__YOUR TASK__. Copy the records that follow exactly as written, but not their pictures.

__Records contained in a dataset__.
========
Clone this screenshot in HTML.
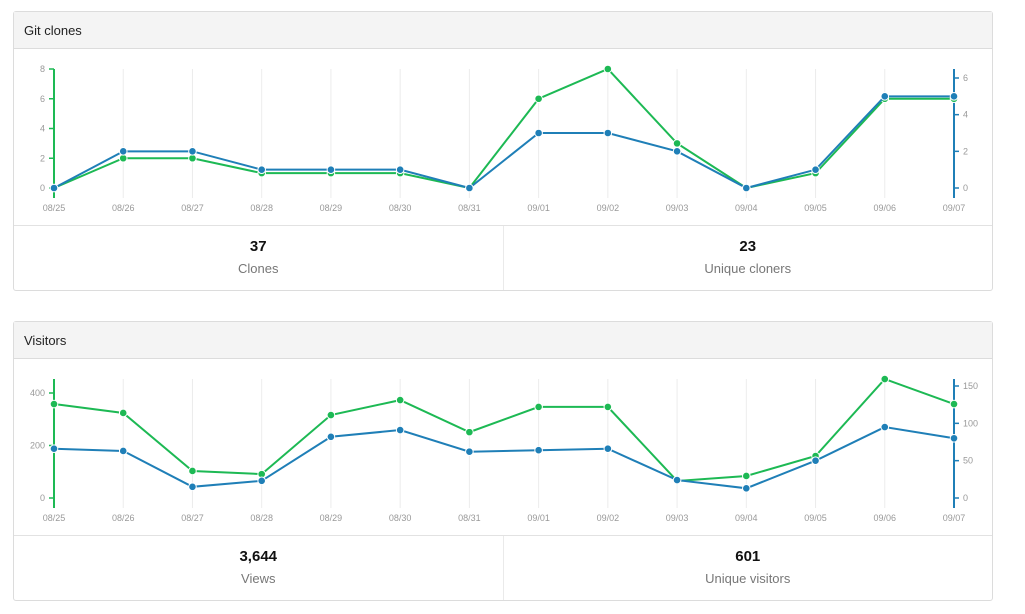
<!DOCTYPE html>
<html><head><meta charset="utf-8"><style>
html,body{margin:0;padding:0;background:#fff;width:1025px;height:614px;overflow:hidden;font-family:"Liberation Sans",sans-serif;}
.panel{position:absolute;left:13px;width:978px;border:1px solid #dcdcdc;border-radius:3px;background:#fff;}
.hdr{height:36px;background:#f4f4f4;border-bottom:1px solid #dcdcdc;font-size:13px;line-height:37px;padding-left:10px;color:#222;}
.stats{position:absolute;left:0;right:0;bottom:0;height:64px;border-top:1px solid #e2e2e2;display:flex;}
.stat{flex:1;text-align:center;}
.stat+.stat{border-left:1px solid #eaeaea;}
.num{font-weight:bold;font-size:15px;margin-top:12px;color:#111;}
.lbl{font-size:13px;color:#777;margin-top:6px;}
svg{position:absolute;left:0;top:0;}
</style></head><body>
<div class="panel" style="top:11px;height:278px">
 <div class="hdr">Git clones</div>
 <div class="stats">
  <div class="stat"><div class="num">37</div><div class="lbl">Clones</div></div>
  <div class="stat"><div class="num">23</div><div class="lbl">Unique cloners</div></div>
 </div>
</div>
<div class="panel" style="top:321px;height:278px">
 <div class="hdr">Visitors</div>
 <div class="stats">
  <div class="stat"><div class="num">3,644</div><div class="lbl">Views</div></div>
  <div class="stat"><div class="num">601</div><div class="lbl">Unique visitors</div></div>
 </div>
</div>
<svg id="chart" width="1025" height="614"></svg>
<script>
const dates=["08/25","08/26","08/27","08/28","08/29","08/30","08/31","09/01","09/02","09/03","09/04","09/05","09/06","09/07"];
const clones=[0,2,2,1,1,1,0,6,8,3,0,1,6,6];
const uniqueCloners=[0,2,2,1,1,1,0,3,3,2,0,1,5,5];
const clonesTicks=[0,2,4,6,8];
const clonersTicks=[0,2,4,6];
const views=[358,324,103,91,316,373,251,347,347,65,84,160,453,358];
const uniqueVisitors=[66,63,15,23,82,91,62,64,66,24,13,50,95,80];
const viewsTicks=[0,200,400];
const visitorsTicks=[0,50,100,150];

const NS="http://www.w3.org/2000/svg";
const svg=document.getElementById('chart');
const G="#1db954",B="#1f7fb7";
function mk(t,a,p){const e=document.createElementNS(NS,t);for(const k in a)e.setAttribute(k,a[k]);(p||svg).appendChild(e);return e;}
function draw(cfg){
  const g=mk('g',{});
  
  
  const x0=54,x1=954;
  const X=i=>x0+(x1-x0)*i/(dates.length-1);
  const YL=v=>cfg.base-v*cfg.ls;
  const YR=v=>cfg.base-v*cfg.rs;
  dates.forEach((d,i)=>{
    const gl=mk('line',{x1:X(i),x2:X(i),y1:cfg.top,y2:cfg.base+10,stroke:'#ececec','stroke-width':1},g);
    
    
    const t=mk('text',{x:X(i),y:cfg.base+23,'text-anchor':'middle','font-size':9,fill:'#999'},g);
    t.textContent=d;
    
    
  });
  const la=mk('line',{x1:x0,x2:x0,y1:cfg.top,y2:cfg.base+10,stroke:G,'stroke-width':2},g);
  
  
  cfg.lt.forEach(v=>{
    mk('line',{x1:x0-5,x2:x0,y1:YL(v),y2:YL(v),stroke:G,'stroke-width':1.5},g);
    const t=mk('text',{x:x0-9,y:YL(v)+3,'text-anchor':'end','font-size':9,fill:'#999'},g);
    t.textContent=v;
    
    
  });
  const ra=mk('line',{x1:x1,x2:x1,y1:cfg.top,y2:cfg.base+10,stroke:B,'stroke-width':2},g);
  
  
  cfg.rt.forEach(v=>{
    mk('line',{x1:x1,x2:x1+5,y1:YR(v),y2:YR(v),stroke:B,'stroke-width':1.5},g);
    const t=mk('text',{x:x1+9,y:YR(v)+3,'text-anchor':'start','font-size':9,fill:'#999'},g);
    t.textContent=v;
    
    
  });
  [[cfg.l,YL,G,cfg.lname],[cfg.r,YR,B,cfg.rname]].forEach(([arr,Y,c,n])=>{
    const p=mk('polyline',{points:arr.map((v,i)=>X(i)+','+Y(v)).join(' '),fill:'none',stroke:c,'stroke-width':2},g);
    
    
    arr.forEach((v,i)=>{
      const ci=mk('circle',{cx:X(i),cy:Y(v),r:3.8,fill:c,stroke:'#fff','stroke-width':1},g);
      
      
    });
  });
}
draw({name:'clones-chart',top:69,base:188,ls:119/8,rs:110/6,lt:clonesTicks,rt:clonersTicks,l:clones,r:uniqueCloners,lname:'clones',rname:'unique-cloners'});
draw({name:'visitors-chart',top:379,base:498,ls:105/400,rs:112/150,lt:viewsTicks,rt:visitorsTicks,l:views,r:uniqueVisitors,lname:'views',rname:'unique-visitors'});
</script>
</body></html>
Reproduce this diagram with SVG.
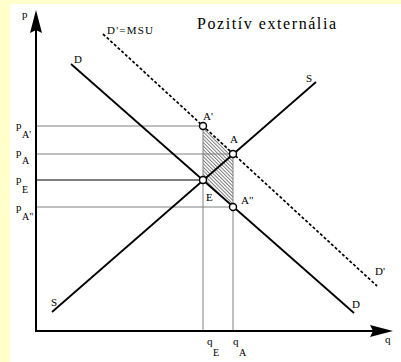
========
__RESULT__.
Clone this screenshot in HTML.
<!DOCTYPE html>
<html><head><meta charset="utf-8"><style>
html,body{margin:0;padding:0;background:#fff;width:1025px;height:614px;overflow:hidden;font-family:"Liberation Sans",sans-serif;}
.panel{position:absolute;left:13px;width:978px;border:1px solid #dcdcdc;border-radius:3px;background:#fff;}
.hdr{height:36px;background:#f4f4f4;border-bottom:1px solid #dcdcdc;font-size:13px;line-height:37px;padding-left:10px;color:#222;}
.stats{position:absolute;left:0;right:0;bottom:0;height:64px;border-top:1px solid #e2e2e2;display:flex;}
.stat{flex:1;text-align:center;}
.stat+.stat{border-left:1px solid #eaeaea;}
.num{font-weight:bold;font-size:15px;margin-top:12px;color:#111;}
.lbl{font-size:13px;color:#777;margin-top:6px;}
svg{position:absolute;left:0;top:0;}
</style></head><body>
<div class="panel" style="top:11px;height:278px">
 <div class="hdr">Git clones</div>
 <div class="stats">
  <div class="stat"><div class="num">37</div><div class="lbl">Clones</div></div>
  <div class="stat"><div class="num">23</div><div class="lbl">Unique cloners</div></div>
 </div>
</div>
<div class="panel" style="top:321px;height:278px">
 <div class="hdr">Visitors</div>
 <div class="stats">
  <div class="stat"><div class="num">3,644</div><div class="lbl">Views</div></div>
  <div class="stat"><div class="num">601</div><div class="lbl">Unique visitors</div></div>
 </div>
</div>
<svg id="chart" width="1025" height="614"></svg>
<script>
const dates=["08/25","08/26","08/27","08/28","08/29","08/30","08/31","09/01","09/02","09/03","09/04","09/05","09/06","09/07"];
const clones=[0,2,2,1,1,1,0,6,8,3,0,1,6,6];
const uniqueCloners=[0,2,2,1,1,1,0,3,3,2,0,1,5,5];
const clonesTicks=[0,2,4,6,8];
const clonersTicks=[0,2,4,6];
const views=[358,324,103,91,316,373,251,347,347,65,84,160,453,358];
const uniqueVisitors=[66,63,15,23,82,91,62,64,66,24,13,50,95,80];
const viewsTicks=[0,200,400];
const visitorsTicks=[0,50,100,150];

const NS="http://www.w3.org/2000/svg";
const svg=document.getElementById('chart');
const G="#1db954",B="#1f7fb7";
function mk(t,a,p){const e=document.createElementNS(NS,t);for(const k in a)e.setAttribute(k,a[k]);(p||svg).appendChild(e);return e;}
function draw(cfg){
  const g=mk('g',{});
  
  
  const x0=54,x1=954;
  const X=i=>x0+(x1-x0)*i/(dates.length-1);
  const YL=v=>cfg.base-v*cfg.ls;
  const YR=v=>cfg.base-v*cfg.rs;
  dates.forEach((d,i)=>{
    const gl=mk('line',{x1:X(i),x2:X(i),y1:cfg.top,y2:cfg.base+10,stroke:'#ececec','stroke-width':1},g);
    
    
    const t=mk('text',{x:X(i),y:cfg.base+23,'text-anchor':'middle','font-size':9,fill:'#999'},g);
    t.textContent=d;
    
    
  });
  const la=mk('line',{x1:x0,x2:x0,y1:cfg.top,y2:cfg.base+10,stroke:G,'stroke-width':2},g);
  
  
  cfg.lt.forEach(v=>{
    mk('line',{x1:x0-5,x2:x0,y1:YL(v),y2:YL(v),stroke:G,'stroke-width':1.5},g);
    const t=mk('text',{x:x0-9,y:YL(v)+3,'text-anchor':'end','font-size':9,fill:'#999'},g);
    t.textContent=v;
    
    
  });
  const ra=mk('line',{x1:x1,x2:x1,y1:cfg.top,y2:cfg.base+10,stroke:B,'stroke-width':2},g);
  
  
  cfg.rt.forEach(v=>{
    mk('line',{x1:x1,x2:x1+5,y1:YR(v),y2:YR(v),stroke:B,'stroke-width':1.5},g);
    const t=mk('text',{x:x1+9,y:YR(v)+3,'text-anchor':'start','font-size':9,fill:'#999'},g);
    t.textContent=v;
    
    
  });
  [[cfg.l,YL,G,cfg.lname],[cfg.r,YR,B,cfg.rname]].forEach(([arr,Y,c,n])=>{
    const p=mk('polyline',{points:arr.map((v,i)=>X(i)+','+Y(v)).join(' '),fill:'none',stroke:c,'stroke-width':2},g);
    
    
    arr.forEach((v,i)=>{
      const ci=mk('circle',{cx:X(i),cy:Y(v),r:3.8,fill:c,stroke:'#fff','stroke-width':1},g);
      
      
    });
  });
}
draw({name:'clones-chart',top:69,base:188,ls:119/8,rs:110/6,lt:clonesTicks,rt:clonersTicks,l:clones,r:uniqueCloners,lname:'clones',rname:'unique-cloners'});
draw({name:'visitors-chart',top:379,base:498,ls:105/400,rs:112/150,lt:viewsTicks,rt:visitorsTicks,l:views,r:uniqueVisitors,lname:'views',rname:'unique-visitors'});
</script>
</body></html>
Reproduce this diagram with SVG.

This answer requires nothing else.